Vice President Biden spent a month or more meeting privately with a handful of secondary leaders of both parties, apparently reaching some agreement on modest but unspecified spending cuts outside of the major entitlements. and yet only last week Republicans walked away from those talks because of the Democrats' insistence on tax increases. This week the president is meeting with congressional leaders to discuss the subject, apparently without a specific proposal of his own that would sharply change our present disastrous fiscal course.
Is there any wonder that a weak recovery is grinding to a halt? We lack any certainty that the United States can and will meet its budget and employment challenges any better than can Greece. And what’s worse, we have no one to bail us out. Where is the necessary leadership?
Only strong, articulate and courageous leadership now can meet and surmount the two challenges of debt and unemployment, and the only individual who can provide that leadership is the president of the United States, who has so far played no significant role in finding a solution.
We must distinguish, of course, between the institutional opportunity for leadership from the White House and from the Congress.

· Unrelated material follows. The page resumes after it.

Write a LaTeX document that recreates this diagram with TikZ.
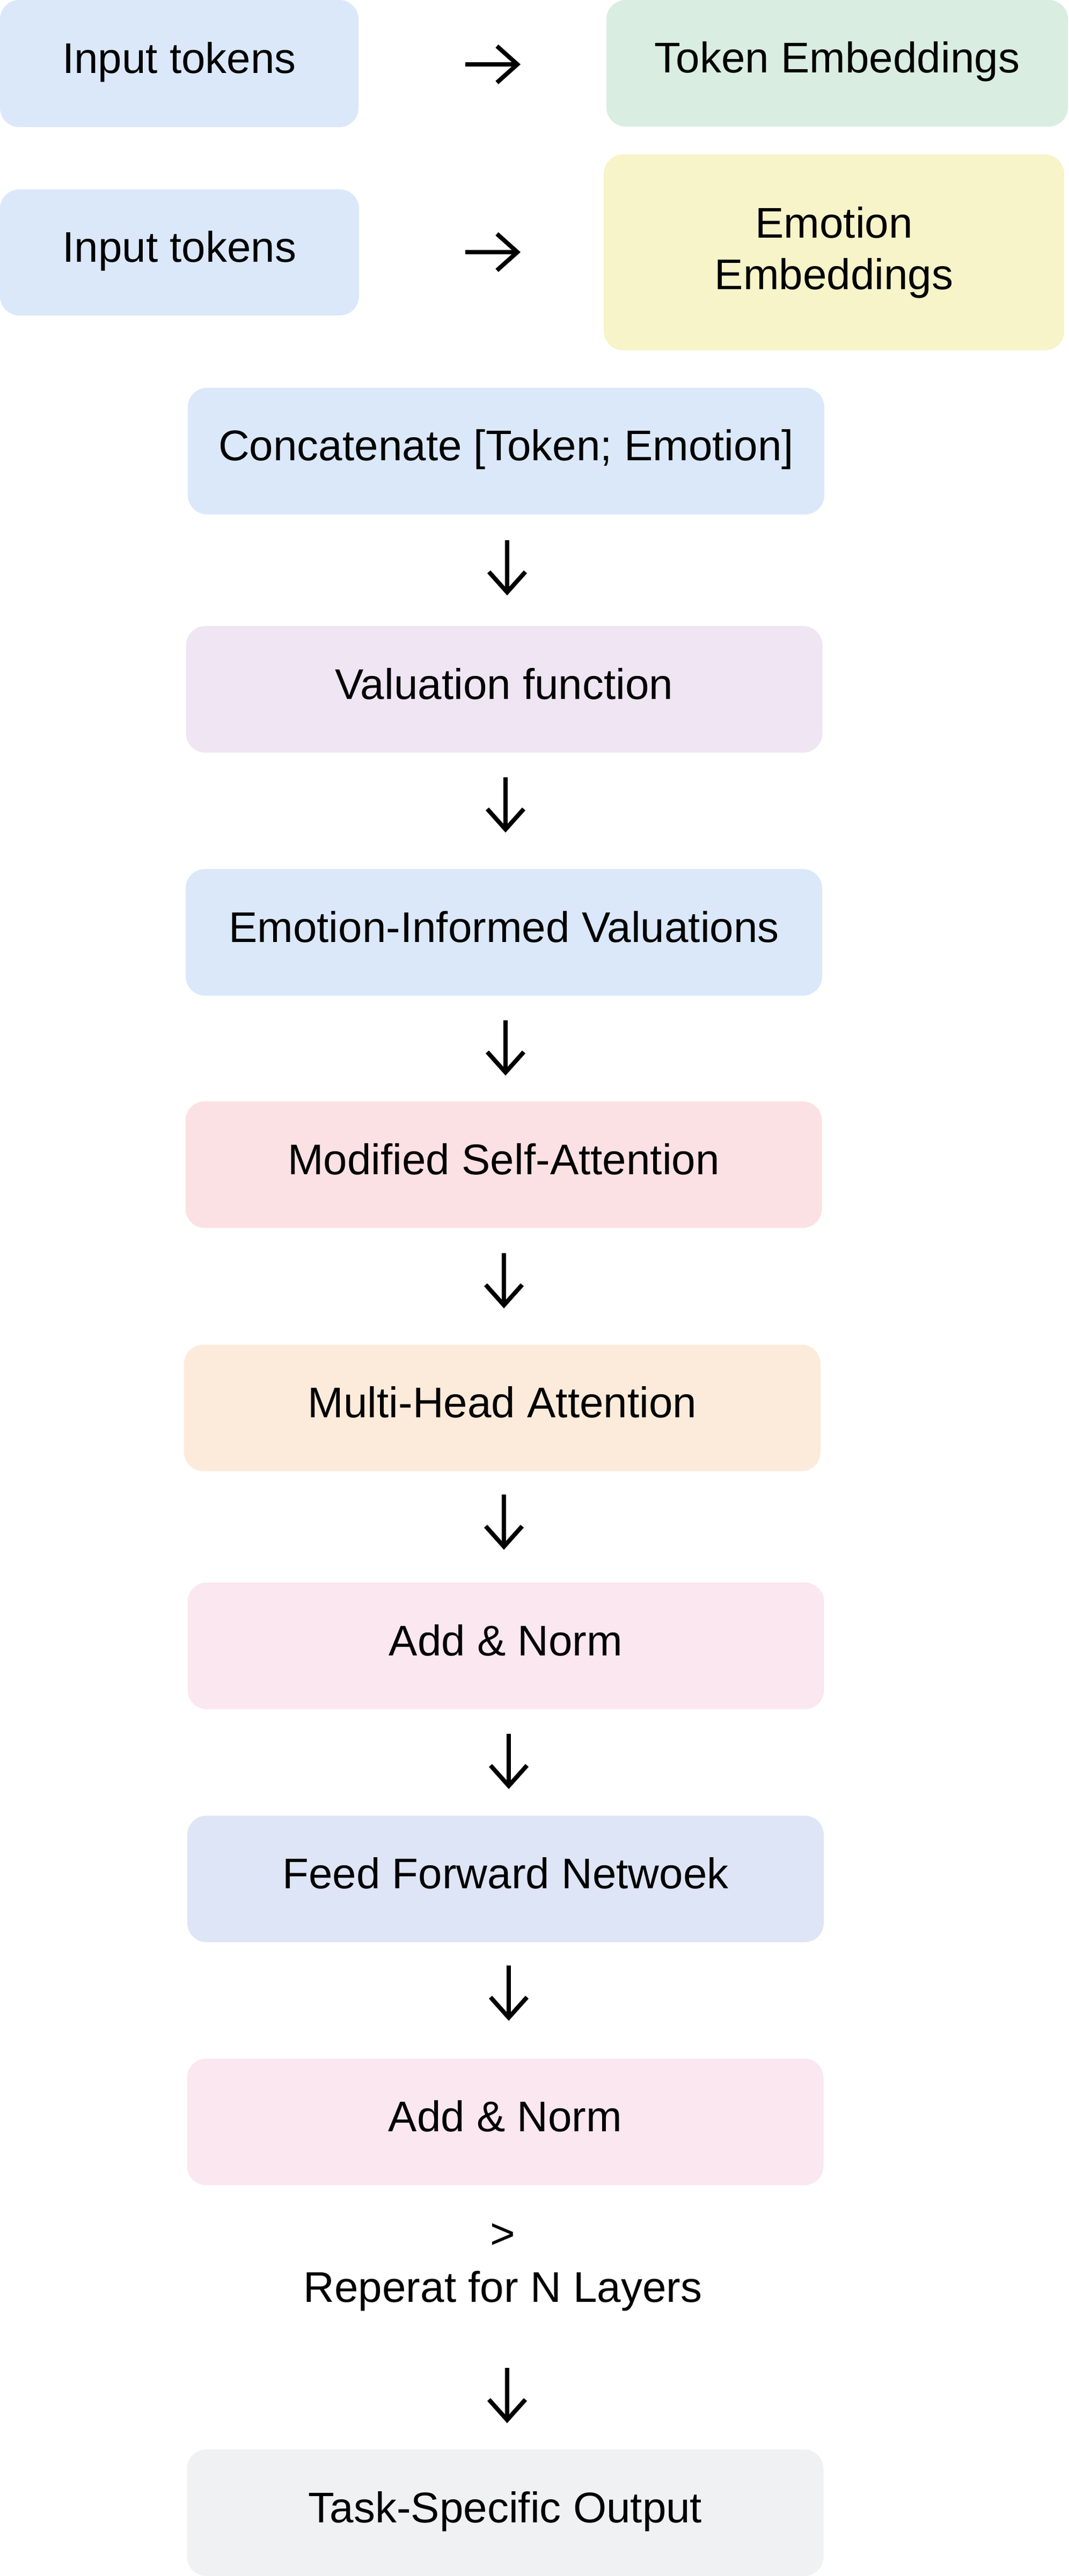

Any president is the final and sole spokesman for the entire administration. What he says becomes its position. His trumpet is either clear, muted or silent. Not so with the Congress. Speaker Boehner (and Senators Reid and McConnell as well) can lead only to the extent that he can persuade the members of his caucus to follow, a task seriously complicated by the promises they made to their constituents in order to become members of that caucus.